I Thought Disney Lost Its Copyright on Mickey Mouse Today. Uh, NO…

A little over a week ago, I wrote (in Item #3),

As the capper on a really bad year for Disney, Mickey Mouse finally loses its copyright protection on Jan. 1, 2024, and goes into the public domain. Disney unethically used its lobbying power to use its iconic founding rodent to persuade the U.S. Congress to extend copyright protection beyond all reason. Disney’s monopoly over Mickey will end95 years after his debut in the short film “Steamboat Willie,” long, long after the original copyright protection would have expired based on the correct theory that once an artist has gleaned a reasonable benefit and profit from a creation, it benefits the culture and society to be able to use the work to spark innovation and new uses for the original work.

As Carnac the Great would say, “Wrong, Ethics-Breath!”

Disney still has its hooks into Mickey, as the company continues to warp U.S. intellectual property law, setting the precedents for other properties to avoid the public domain far longer than is healthy for the culture. Yes, the original Mickey of 1928’s trailblazing Disney cartoon “Steamboat Willie” (above) has lost its copyright, but not this Mickey,

…or this Mickey,

or this Mickey,

or this one,

…meaning that, for all intents and purposes, Mickey is still protected by copyrights and trademarks, as this diagram explains…

But trying to “copy, share or build” on the 100-year-old Mickey is still fraught with legal peril, as Disney might decide that what you built onto “Steamboat Willie” Mickey is actually one of the myriad still-protected evolutionary versions of Mickey that has appeared since 1928.

“What is going into the public domain is this particular appearance in this particular film,” Kembrew McLeod, a communications professor and intellectual property scholar at the University of Iowa, told NPR. Meanwhile, the Mickey Mouse trademark is as strong as ever. “Trademark law has no end,” Harvard Law School professor Ruth Okediji explained. Disney and other corporations use trademarks to protect brands, logos and names, and as long as the mark remains distinctive in the supply of goods and services, the owner of the trademark keeps it.

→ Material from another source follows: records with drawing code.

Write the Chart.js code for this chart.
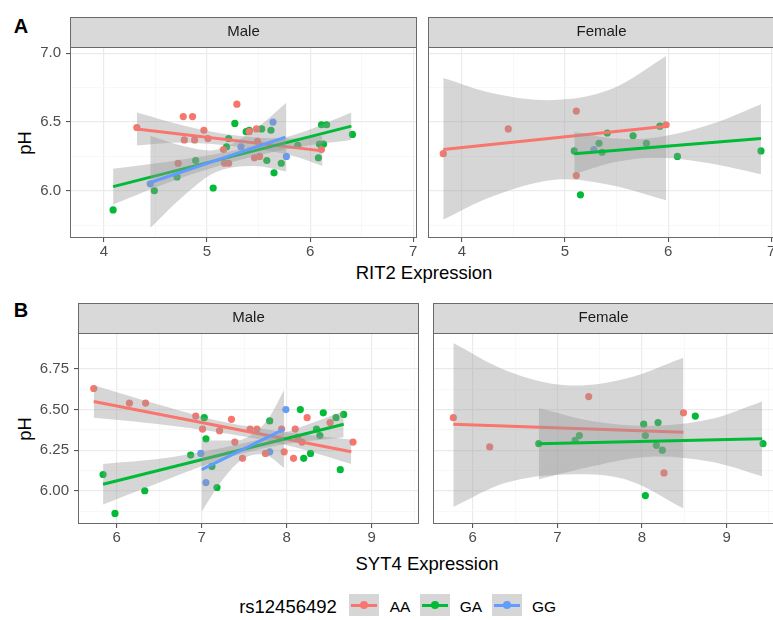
<!DOCTYPE html>
<html lang="en">
<head>
<meta charset="UTF-8">
<title>pH vs RIT2 / SYT4 expression</title>
<script src="https://cdn.jsdelivr.net/npm/chart.js"></script>
<style>
  html, body { margin: 0; padding: 0; background: #fff; width: 773px; height: 620px; overflow: hidden; }
  body { position: relative; font-family: "Liberation Sans", Arial, sans-serif; }
  canvas { position: absolute; }
  .t { position: absolute; white-space: nowrap; color: #000; transform: translate(-50%, -50%); line-height: 1; }
  .key { position: absolute; top: 594px; width: 30px; height: 22px; background: #D6D6D6; }
  .key i { position: absolute; left: 2px; right: 2px; top: 9.5px; height: 3px; }
  .key b { position: absolute; left: 11px; top: 7px; width: 8px; height: 8px; border-radius: 50%; }
</style>
</head>
<body>
<div class="t" style="left:21px; top:26px; font-size:20px; font-weight:bold;">A</div>
<div class="t" style="left:21px; top:310px; font-size:20px; font-weight:bold;">B</div>
<div class="t" style="left:25px; top:143px; font-size:18.5px; transform:translate(-50%,-50%) rotate(-90deg);">pH</div>
<div class="t" style="left:25px; top:429px; font-size:18.5px; transform:translate(-50%,-50%) rotate(-90deg);">pH</div>
<div class="t" style="left:424px; top:273px; font-size:18.5px;">RIT2 Expression</div>
<div class="t" style="left:427px; top:564px; font-size:18.5px;">SYT4 Expression</div>

<div class="t" style="left:288px; top:607px; font-size:18.5px;">rs12456492</div>
<div class="key" style="left:349px;"><i style="background:#F8766D"></i><b style="background:#F8766D"></b></div>
<div class="t" style="left:400px; top:607px; font-size:15.5px;">AA</div>
<div class="key" style="left:420px;"><i style="background:#00BA38"></i><b style="background:#00BA38"></b></div>
<div class="t" style="left:471px; top:607px; font-size:15.5px;">GA</div>
<div class="key" style="left:492px;"><i style="background:#619CFF"></i><b style="background:#619CFF"></b></div>
<div class="t" style="left:544px; top:607px; font-size:15.5px;">GG</div>

<script>
// genotype colours (ggplot defaults)
const colors = { AA: '#F8766D', GA: '#00BA38', GG: '#619CFF' };

// ---- axes, panel A (RIT2) ----
const rit2XMajor = [4, 5, 6, 7];
const rit2XMinor = [4.5, 5.5, 6.5];
const rit2XLabels = ['4', '5', '6', '7'];
const phAMajor = [6.0, 6.5, 7.0];
const phAMinor = [5.75, 6.25, 6.75];
const phALabels = ['6.0', '6.5', '7.0'];

// ---- axes, panel B (SYT4) ----
const syt4XMajor = [6, 7, 8, 9];
const syt4XMinor = [6.5, 7.5, 8.5, 9.5];
const syt4XLabels = ['6', '7', '8', '9'];
const phBMajor = [6.0, 6.25, 6.5, 6.75];
const phBMinor = [5.875, 6.125, 6.375, 6.625, 6.875];
const phBLabels = ['6.00', '6.25', '6.50', '6.75'];

// ---- A / Male ----
const aMaleAA = [[4.32,6.46],[4.77,6.54],[4.86,6.54],[4.78,6.37],[4.88,6.37],[4.97,6.44],[5.01,6.38],[4.72,6.20],
  [5.17,6.20],[5.21,6.20],[5.16,6.30],[5.29,6.63],[5.46,6.24],[5.51,6.25],[5.48,6.45],[5.41,6.43],[5.49,6.36],[6.11,6.30]];
const aMaleGA = [[4.09,5.86],[4.49,6.00],[4.71,6.10],[4.89,6.22],[5.06,6.02],[5.27,6.49],[5.19,6.32],[5.21,6.38],
  [5.38,6.43],[5.41,6.44],[5.53,6.45],[5.62,6.44],[5.58,6.22],[5.65,6.13],[5.72,6.20],[5.88,6.33],[6.09,6.34],
  [6.13,6.34],[6.08,6.24],[6.11,6.48],[6.16,6.48],[6.41,6.41]];
const aMaleGG = [[4.45,6.05],[5.33,6.32],[5.64,6.50],[5.77,6.25]];
const aMaleAAFit = [[4.32,6.45],[6.12,6.29]];
const aMaleGAFit = [[4.09,6.03],[6.40,6.47]];
const aMaleGGFit = [[4.45,6.06],[5.76,6.39]];
const aMaleAABand = { x: [4.32,4.8,5.3,5.8,6.12], lo: [6.33,6.35,6.32,6.26,6.18], hi: [6.57,6.47,6.40,6.38,6.40] };
const aMaleGABand = { x: [4.09,4.7,5.3,5.9,6.40], lo: [5.90,6.08,6.22,6.32,6.37], hi: [6.16,6.22,6.30,6.42,6.57] };
const aMaleGGBand = { x: [4.45,4.8,5.1,5.45,5.77], lo: [5.73,5.98,6.14,6.18,6.14], hi: [6.40,6.32,6.30,6.44,6.64] };

// ---- A / Female ----
const aFemAA = [[3.82,6.27],[4.45,6.45],[5.11,6.58],[5.11,6.11],[5.98,6.48]];
const aFemGA = [[5.09,6.29],[5.15,5.97],[5.33,6.345],[5.36,6.28],[5.41,6.42],[5.66,6.40],[5.79,6.345],
  [5.92,6.47],[6.09,6.25],[6.90,6.29]];
const aFemGG = [[5.28,6.30]];
const aFemAAFit = [[3.82,6.30],[5.98,6.47]];
const aFemGAFit = [[5.09,6.27],[6.90,6.38]];
const aFemAABand = { x: [3.82,4.3,4.9,5.45,5.98], lo: [5.79,5.96,6.08,6.04,5.93], hi: [6.82,6.71,6.66,6.74,6.98] };
const aFemGABand = { x: [5.09,5.5,5.9,6.4,6.90], lo: [6.12,6.21,6.24,6.20,6.12], hi: [6.43,6.38,6.39,6.48,6.63] };

// ---- B / Male ----
const bMaleAA = [[5.73,6.63],[6.15,6.54],[6.34,6.54],[6.93,6.46],[7.01,6.38],[7.21,6.37],[7.35,6.44],[7.39,6.30],
  [7.48,6.20],[7.57,6.38],[7.65,6.38],[7.75,6.23],[7.97,6.24],[7.94,6.38],[8.08,6.20],[8.10,6.38],[8.13,6.33],
  [8.18,6.30],[8.24,6.45],[8.51,6.42],[8.78,6.30]];
const bMaleGA = [[5.84,6.10],[5.98,5.86],[6.33,6.00],[6.87,6.22],[7.03,6.45],[7.05,6.32],[7.12,6.15],[7.18,6.02],
  [7.80,6.43],[8.16,6.50],[8.20,6.20],[8.28,6.23],[8.43,6.48],[8.35,6.38],[8.39,6.34],[8.58,6.45],[8.67,6.47],[8.63,6.13]];
const bMaleGG = [[6.99,6.23],[7.05,6.05],[7.80,6.24],[7.99,6.50]];
const bMaleAAFit = [[5.73,6.55],[8.76,6.24]];
const bMaleGAFit = [[5.84,6.04],[8.67,6.41]];
const bMaleGGFit = [[7.00,6.13],[7.97,6.38]];
const bMaleAABand = { x: [5.73,6.5,7.25,8.0,8.76], lo: [6.45,6.41,6.355,6.28,6.165], hi: [6.65,6.53,6.425,6.36,6.315] };
const bMaleGABand = { x: [5.84,6.55,7.25,7.95,8.67], lo: [5.915,6.06,6.195,6.285,6.33], hi: [6.165,6.20,6.265,6.355,6.49] };
const bMaleGGBand = { x: [7.0,7.25,7.5,7.75,7.97], lo: [5.87,6.07,6.20,6.22,6.14], hi: [6.31,6.31,6.32,6.42,6.62] };

// ---- B / Female ----
const bFemAA = [[5.77,6.45],[6.20,6.27],[7.37,6.58],[8.49,6.48],[8.26,6.11]];
const bFemGA = [[6.78,6.29],[7.21,6.31],[7.26,6.34],[8.02,6.41],[8.04,6.34],[8.19,6.42],[8.17,6.28],[8.24,6.25],
  [8.04,5.97],[8.63,6.46],[9.43,6.29]];
const bFemAAFit = [[5.77,6.41],[8.49,6.36]];
const bFemGAFit = [[6.78,6.29],[9.42,6.32]];
const bFemAABand = { x: [5.77,6.4,7.1,7.8,8.49], lo: [5.90,6.05,6.10,6.07,5.89], hi: [6.91,6.74,6.65,6.69,6.82] };
const bFemGABand = { x: [6.78,7.4,8.1,8.8,9.42], lo: [6.07,6.15,6.21,6.18,6.09], hi: [6.51,6.43,6.40,6.44,6.55] };

// strip on top + full panel border (theme_bw look)
const facetPlugin = {
  id: 'facet',
  afterDraw(chart, args, opts) {
    const { ctx, chartArea: a } = chart;
    ctx.save();
    ctx.fillStyle = '#D9D9D9';
    ctx.fillRect(a.left, a.top - 30, a.right - a.left, 30);
    ctx.strokeStyle = '#6A6A6A';
    ctx.lineWidth = 1;
    ctx.strokeRect(a.left + 0.5, a.top - 30 + 0.5, a.right - a.left - 1, 30);
    ctx.strokeRect(a.left + 0.5, a.top + 0.5, a.right - a.left - 1, a.bottom - a.top - 1);
    ctx.fillStyle = '#1A1A1A';
    ctx.font = '15px "Liberation Sans", Arial, sans-serif';
    ctx.textAlign = 'center';
    ctx.textBaseline = 'middle';
    ctx.fillText(opts.label, (a.left + a.right) / 2, a.top - 15);
    ctx.restore();
  }
};

function scaleOpts(min, max, majors, minors, labels, showLabels, fitSize, isY) {
  const all = majors.concat(minors).sort((a, b) => a - b);
  const isMajor = c => c.tick && majors.includes(c.tick.value);
  return {
    type: 'linear', min: min, max: max,
    afterBuildTicks: s => { s.ticks = all.map(v => ({ value: v })); },
    afterFit: s => { if (isY) s.width = fitSize; else s.height = fitSize; },
    ticks: {
      display: showLabels, autoSkip: false, maxRotation: 0, minRotation: 0,
      padding: isY ? 5 : 1, color: '#4D4D4D',
      font: { family: '"Liberation Sans", Arial, sans-serif', size: 15 },
      callback: v => { const i = majors.indexOf(v); return i < 0 ? '' : labels[i]; }
    },
    grid: {
      color: c => isMajor(c) ? '#EBEBEB' : '#F5F5F5',
      lineWidth: c => isMajor(c) ? 1.2 : 0.7,
      drawTicks: showLabels, tickLength: 4, tickWidth: 1,
      tickColor: c => isMajor(c) ? '#444' : 'rgba(0,0,0,0)'
    },
    border: { display: false }
  };
}

function pts(arr) { return arr.map(p => ({ x: p[0], y: p[1] })); }

function makePanel(box, xScale, yScale, strip, groups) {
  const cv = document.createElement('canvas');
  cv.width = box.w; cv.height = box.h;
  cv.style.left = box.l + 'px'; cv.style.top = box.t + 'px';
  document.body.appendChild(cv);

  const datasets = [];
  groups.forEach(g => {
    datasets.push({
      type: 'scatter', data: pts(g.pts), backgroundColor: colors[g.key],
      pointRadius: 3.6, pointHoverRadius: 3.6, pointBorderWidth: 0, order: 100
    });
  });
  groups.forEach((g, i) => {
    if (!g.fit) return;
    const o = 60 - i * 20;
    datasets.push({
      type: 'line', data: g.band.x.map((x, j) => ({ x: x, y: g.band.lo[j] })),
      borderColor: 'rgba(0,0,0,0)', borderWidth: 0, pointRadius: 0, fill: false, tension: 0.35, order: o
    });
    datasets.push({
      type: 'line', data: g.band.x.map((x, j) => ({ x: x, y: g.band.hi[j] })),
      borderColor: 'rgba(0,0,0,0)', borderWidth: 0, pointRadius: 0, fill: '-1',
      backgroundColor: 'rgba(153,153,153,0.4)', tension: 0.35, order: o
    });
    datasets.push({
      type: 'line', data: pts(g.fit), borderColor: colors[g.key], borderWidth: 3,
      pointRadius: 0, fill: false, order: o - 10
    });
  });

  new Chart(cv, {
    type: 'scatter',
    data: { datasets: datasets },
    options: {
      responsive: false, animation: false, events: [], devicePixelRatio: 1,
      layout: { padding: { left: 10, right: 10, top: box.pt, bottom: 0 } },
      plugins: { legend: { display: false }, tooltip: { enabled: false }, facet: { label: strip } },
      scales: { x: xScale, y: yScale }
    },
    plugins: [facetPlugin]
  });
}

// panel A, Male
makePanel({ l: 0, t: 0, w: 427, h: 260, pt: 47 },
  scaleOpts(3.672, 7.036, rit2XMajor, rit2XMinor, rit2XLabels, true, 22, false),
  scaleOpts(5.656, 7.046, phAMajor, phAMinor, phALabels, true, 60, true),
  'Male',
  [{ key: 'AA', pts: aMaleAA, fit: aMaleAAFit, band: aMaleAABand },
   { key: 'GA', pts: aMaleGA, fit: aMaleGAFit, band: aMaleGABand },
   { key: 'GG', pts: aMaleGG, fit: aMaleGGFit, band: aMaleGGBand }]);

// panel A, Female
makePanel({ l: 418, t: 0, w: 367, h: 260, pt: 47 },
  scaleOpts(3.672, 7.036, rit2XMajor, rit2XMinor, rit2XLabels, true, 22, false),
  scaleOpts(5.656, 7.046, phAMajor, phAMinor, phALabels, false, 0, true),
  'Female',
  [{ key: 'AA', pts: aFemAA, fit: aFemAAFit, band: aFemAABand },
   { key: 'GA', pts: aFemGA, fit: aFemGAFit, band: aFemGABand },
   { key: 'GG', pts: aFemGG }]);

// panel B, Male
makePanel({ l: 0, t: 290, w: 429, h: 256, pt: 43 },
  scaleOpts(5.545, 9.556, syt4XMajor, syt4XMinor, syt4XLabels, true, 22, false),
  scaleOpts(5.795, 6.972, phBMajor, phBMinor, phBLabels, true, 68, true),
  'Male',
  [{ key: 'AA', pts: bMaleAA, fit: bMaleAAFit, band: bMaleAABand },
   { key: 'GA', pts: bMaleGA, fit: bMaleGAFit, band: bMaleGABand },
   { key: 'GG', pts: bMaleGG, fit: bMaleGGFit, band: bMaleGGBand }]);

// panel B, Female
makePanel({ l: 423, t: 290, w: 361, h: 256, pt: 43 },
  scaleOpts(5.53, 9.56, syt4XMajor, syt4XMinor, syt4XLabels, true, 22, false),
  scaleOpts(5.795, 6.972, phBMajor, phBMinor, phBLabels, false, 0, true),
  'Female',
  [{ key: 'AA', pts: bFemAA, fit: bFemAAFit, band: bFemAABand },
   { key: 'GA', pts: bFemGA, fit: bFemGAFit, band: bFemGABand }]);
</script>
</body>
</html>
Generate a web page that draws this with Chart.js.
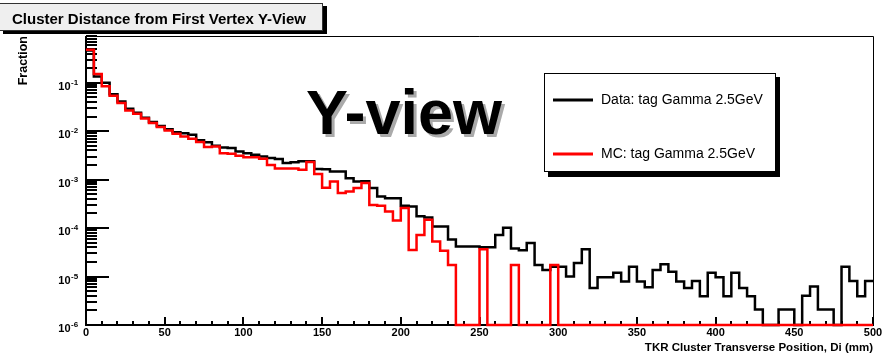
<!DOCTYPE html>
<html>
<head>
<meta charset="utf-8">
<script src="https://cdn.jsdelivr.net/npm/chart.js@4.4.1/dist/chart.umd.min.js"></script>
<style>
    body { margin: 0; background: #fff; }
    canvas { display: block; }
</style>
</head>
<body>
<canvas id="cluster_distance" width="891" height="361"></canvas>
<script>
// histogram binning (mm)
const bin_width = 5;
const x_min = 0;
const x_max = 500;
const y_min = 1e-6;
const y_max = 0.92;

// Data: tag Gamma 2.5GeV, fraction per 5 mm bin
const data_values = [
    0.46, 0.135, 0.100, 0.058, 0.041, 0.029, 0.024, 0.019, 0.0155, 0.0128,
    0.011, 0.0095, 0.0091, 0.0084, 0.0065, 0.0059, 0.0050, 0.0046, 0.0045, 0.0038,
    0.0035, 0.00325, 0.0030, 0.0028, 0.00266, 0.0022, 0.00228, 0.0024, 0.0024, 0.00166,
    0.00163, 0.00147, 0.00147, 0.00107, 0.00091, 0.00093, 0.00067, 0.00045, 0.000415, 0.000415,
    0.00029, 0.00028, 0.000175, 0.000165, 0.000108, 0.000108, 0.000058, 0.0000415, 0.0000415, 0.0000415,
    0.000040, 0.000040, 0.000072, 0.000101, 0.000038, 0.000035, 0.000049, 0.0000174, 0.0000137, 0.000016,
    0.000016, 0.0000100, 0.0000190, 0.0000366, 0.0000058, 0.0000097, 0.0000097, 0.000012, 0.0000079, 0.000016,
    0.0000079, 0.0000060, 0.0000137, 0.0000180, 0.0000126, 0.0000079, 0.0000058, 0.0000081, 0.0000039, 0.0000120,
    0.0000097, 0.0000039, 0.0000120, 0.0000058, 0.0000039, 0.0000021, 0, 0, 0.0000021, 0.0000021,
    0, 0.0000040, 0.0000062, 0.0000021, 0.0000021, 0, 0.0000160, 0.0000081, 0.0000039, 0.0000081
];

// MC: tag Gamma 2.5GeV
const mc_values = [
    0.48, 0.151, 0.084, 0.054, 0.038, 0.0268, 0.0229, 0.0183, 0.0147, 0.0122,
    0.0103, 0.0088, 0.0078, 0.0070, 0.0060, 0.0047, 0.0048, 0.0035, 0.0034, 0.0031,
    0.0029, 0.0029, 0.0027, 0.0020, 0.0017, 0.0017, 0.0017, 0.0016, 0.0023, 0.0013,
    0.00068, 0.00091, 0.00053, 0.00057, 0.00067, 0.00085, 0.00030, 0.00029, 0.00022, 0.000143,
    0.00026, 0.0000355, 0.000072, 0.000148, 0.000053, 0.000034, 0.0000174, 0, 0, 0,
    0.0000366, 0, 0, 0, 0.0000174, 0, 0, 0, 0, 0.0000174,
    0, 0, 0, 0, 0, 0, 0, 0, 0, 0,
    0, 0, 0, 0, 0, 0, 0, 0, 0, 0,
    0, 0, 0, 0, 0, 0, 0, 0, 0, 0,
    0, 0, 0, 0, 0, 0, 0, 0, 0, 0
];

const x_ticks = [0, 50, 100, 150, 200, 250, 300, 350, 400, 450, 500];
const x_minor_step = 10;
const y_decades = [-6, -5, -4, -3, -2, -1];

const series_labels = ['Data: tag Gamma 2.5GeV', 'MC: tag Gamma 2.5GeV'];
const title_text = 'Cluster Distance from First Vertex Y-View';
const x_title = 'TKR Cluster Transverse Position, Di (mm)';
const y_title = 'Fraction';
const view_text = 'Y-view';

function to_points(values) {
    // lower bin edge + closing point at the upper edge of the last bin
    let pts = values.map((v, i) => ({x: x_min + i * bin_width, y: Math.max(v, y_min)}));
    pts.push({x: x_min + values.length * bin_width, y: Math.max(values[values.length - 1], y_min)});
    return pts;
}

let frame_plugin = {
    id: 'root_frame',
    beforeDatasetsDraw(chart) {
        const ctx = chart.ctx;
        const a = chart.chartArea;
        const xs = chart.scales.x, ys = chart.scales.y;
        ctx.save();
        ctx.strokeStyle = '#000';
        // thin top / right
        ctx.lineWidth = 1;
        ctx.beginPath();
        ctx.moveTo(a.left, a.top + 0.5); ctx.lineTo(a.right + 0.5, a.top + 0.5);
        ctx.lineTo(a.right + 0.5, a.bottom);
        ctx.stroke();
        // y ticks (inside frame)
        ctx.lineWidth = 2;
        ctx.beginPath();
        y_decades.forEach(d => {
            for (let m = 1; m <= 9; m++) {
                const v = m * Math.pow(10, d);
                if (v > y_max) break;
                const p = Math.round(ys.getPixelForValue(v));
                ctx.moveTo(a.left, p);
                ctx.lineTo(a.left + (m === 1 ? 23 : 11), p);
            }
        });
        // x ticks
        for (let v = x_min; v <= x_max; v += x_minor_step) {
            const p = Math.round(xs.getPixelForValue(v));
            const len = x_ticks.includes(v) ? 8 : 4;
            ctx.moveTo(p, a.bottom);
            ctx.lineTo(p, a.bottom - len);
        }
        ctx.stroke();
        // thick left / bottom axes
        ctx.beginPath();
        ctx.moveTo(a.left, a.top); ctx.lineTo(a.left, a.bottom);
        ctx.lineTo(a.right + 1, a.bottom);
        ctx.stroke();
        ctx.restore();
    },
    afterDraw(chart) {
        const ctx = chart.ctx;
        const a = chart.chartArea;
        const xs = chart.scales.x, ys = chart.scales.y;
        ctx.save();

        // title pave with shadow
        ctx.fillStyle = '#000';
        ctx.fillRect(3, 6, 324, 28);
        ctx.fillStyle = '#efefef';
        ctx.fillRect(-1, 3, 324, 28);
        ctx.strokeStyle = '#333';
        ctx.lineWidth = 1;
        ctx.strokeRect(-0.5, 3.5, 323, 27);
        ctx.fillStyle = '#000';
        ctx.font = 'bold 15px "Liberation Sans", Arial, sans-serif';
        ctx.textBaseline = 'alphabetic';
        ctx.textAlign = 'left';
        ctx.fillText(title_text, 12, 24);

        // y tick labels 10^n
        y_decades.forEach(d => {
            const p = ys.getPixelForValue(Math.pow(10, d));
            ctx.font = 'bold 11px "Liberation Sans", Arial, sans-serif';
            ctx.textAlign = 'right';
            ctx.textBaseline = 'middle';
            ctx.fillText('10', 70.5, p + 4);
            ctx.font = 'bold 8px "Liberation Sans", Arial, sans-serif';
            ctx.textAlign = 'left';
            ctx.fillText(String(d), 71, p);
        });

        // x tick labels
        ctx.font = 'bold 11px "Liberation Sans", Arial, sans-serif';
        ctx.textAlign = 'center';
        ctx.textBaseline = 'middle';
        x_ticks.forEach(v => {
            ctx.fillText(String(v), xs.getPixelForValue(v), 333);
        });

        // axis titles
        ctx.font = 'bold 11.5px "Liberation Sans", Arial, sans-serif';
        ctx.textAlign = 'right';
        ctx.fillText(x_title, a.right, 348);
        ctx.save();
        ctx.translate(24, a.top);
        ctx.rotate(-Math.PI / 2);
        ctx.font = 'bold 12.5px "Liberation Sans", Arial, sans-serif';
        ctx.textAlign = 'right';
        ctx.textBaseline = 'middle';
        ctx.fillText(y_title, 0, 0);
        ctx.restore();

        // legend with shadow
        ctx.fillStyle = '#000';
        ctx.fillRect(548, 77, 232, 100);
        ctx.fillStyle = '#fff';
        ctx.fillRect(544, 73, 232, 99);
        ctx.strokeStyle = '#000';
        ctx.lineWidth = 1;
        ctx.strokeRect(544.5, 73.5, 231, 98);
        const rows = [100, 154];
        chart.data.datasets.forEach((ds, i) => {
            ctx.strokeStyle = ds.borderColor;
            ctx.lineWidth = 3;
            ctx.beginPath();
            ctx.moveTo(553, rows[i]); ctx.lineTo(593, rows[i]);
            ctx.stroke();
            ctx.fillStyle = '#000';
            ctx.font = '14px "Liberation Sans", Arial, sans-serif';
            ctx.textAlign = 'left';
            ctx.textBaseline = 'middle';
            ctx.fillText(ds.label, 601, rows[i]);
        });

        // big "Y-view" with shadow
        ctx.font = 'bold 63px "Liberation Sans", Arial, sans-serif';
        ctx.textAlign = 'left';
        ctx.textBaseline = 'alphabetic';
        ctx.fillStyle = '#aaaaaa';
        ctx.fillText(view_text, 309, 137);
        ctx.fillStyle = '#000';
        ctx.fillText(view_text, 306, 134);

        ctx.restore();
    }
};

let cluster_param = {
    type: 'line',
    data: {
        datasets: [{
            label: series_labels[0],
            data: to_points(data_values),
            borderColor: '#000000',
            borderWidth: 2.5,
            stepped: true,
            fill: false,
            pointRadius: 0,
            borderJoinStyle: 'miter',
            borderCapStyle: 'butt',
            clip: 3,
            order: 2
        }, {
            label: series_labels[1],
            data: to_points(mc_values),
            borderColor: '#ff0000',
            borderWidth: 2.5,
            stepped: true,
            fill: false,
            pointRadius: 0,
            borderJoinStyle: 'miter',
            borderCapStyle: 'butt',
            clip: 3,
            order: 1
        }]
    },
    options: {
        responsive: false,
        animation: false,
        devicePixelRatio: 1,
        layout: {
            padding: {left: 86, top: 36, right: 18, bottom: 36}
        },
        plugins: {
            legend: {display: false},
            tooltip: {enabled: false}
        },
        scales: {
            x: {type: 'linear', min: x_min, max: x_max, display: false},
            y: {type: 'logarithmic', min: y_min, max: y_max, display: false}
        }
    },
    plugins: [frame_plugin]
};
let cluster_chart = new Chart(document.getElementById('cluster_distance'), cluster_param);
</script>
</body>
</html>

“This effective undermining of the public domain by allowing trademark law to effectively extend the life of a copyrighted work” is a longstanding distortion of what copyright limits were supposed to eventually allow, Okediji says, adding, “and it’s my hope that either Congress or the courts will restore the full balance between the protection of creativity and the protection of the public domain, which is also the protection of creativity.”

Well, she better wish upon a star for that one, because Disney has used its wealth, power and influence to keep Congress out of its business for decades, and there’s little reason to believe that a company that owns ABC News among other companies is going to lose its grip over legislators.

***

Post Script: The NPR report on Mickey’s legal status also contained this smoking gun evidence of the kinds of reporters our supposedly non-partisan public news network is hiring: “But the cartoon creature who stars in the animated short Steamboat Willie isn’t a lot like the Mickey we know today. He’s more rascally and rough. His roots in the blackface minstrel shows of the time are more apparent.”

Sure. Mickey Mouse is racist. Like everything else….

6 thoughts on “I Thought Disney Lost Its Copyright on Mickey Mouse Today. Uh, NO…

  1. Yeah… Each new work depicting the mouse is a new copyright.

    Trademarks are very different from copyright, and should be. No cigarette should be sold by a company other than Phillip Morris labeled ‘Malboro’ and no other carmakers can label a vehicle ‘Ford’ even if those brands are more than 100 years old… And there’s no value in forcing their expiry on an arbitrary timetable. Trademarks are released as their owners stop asserting a right to therm.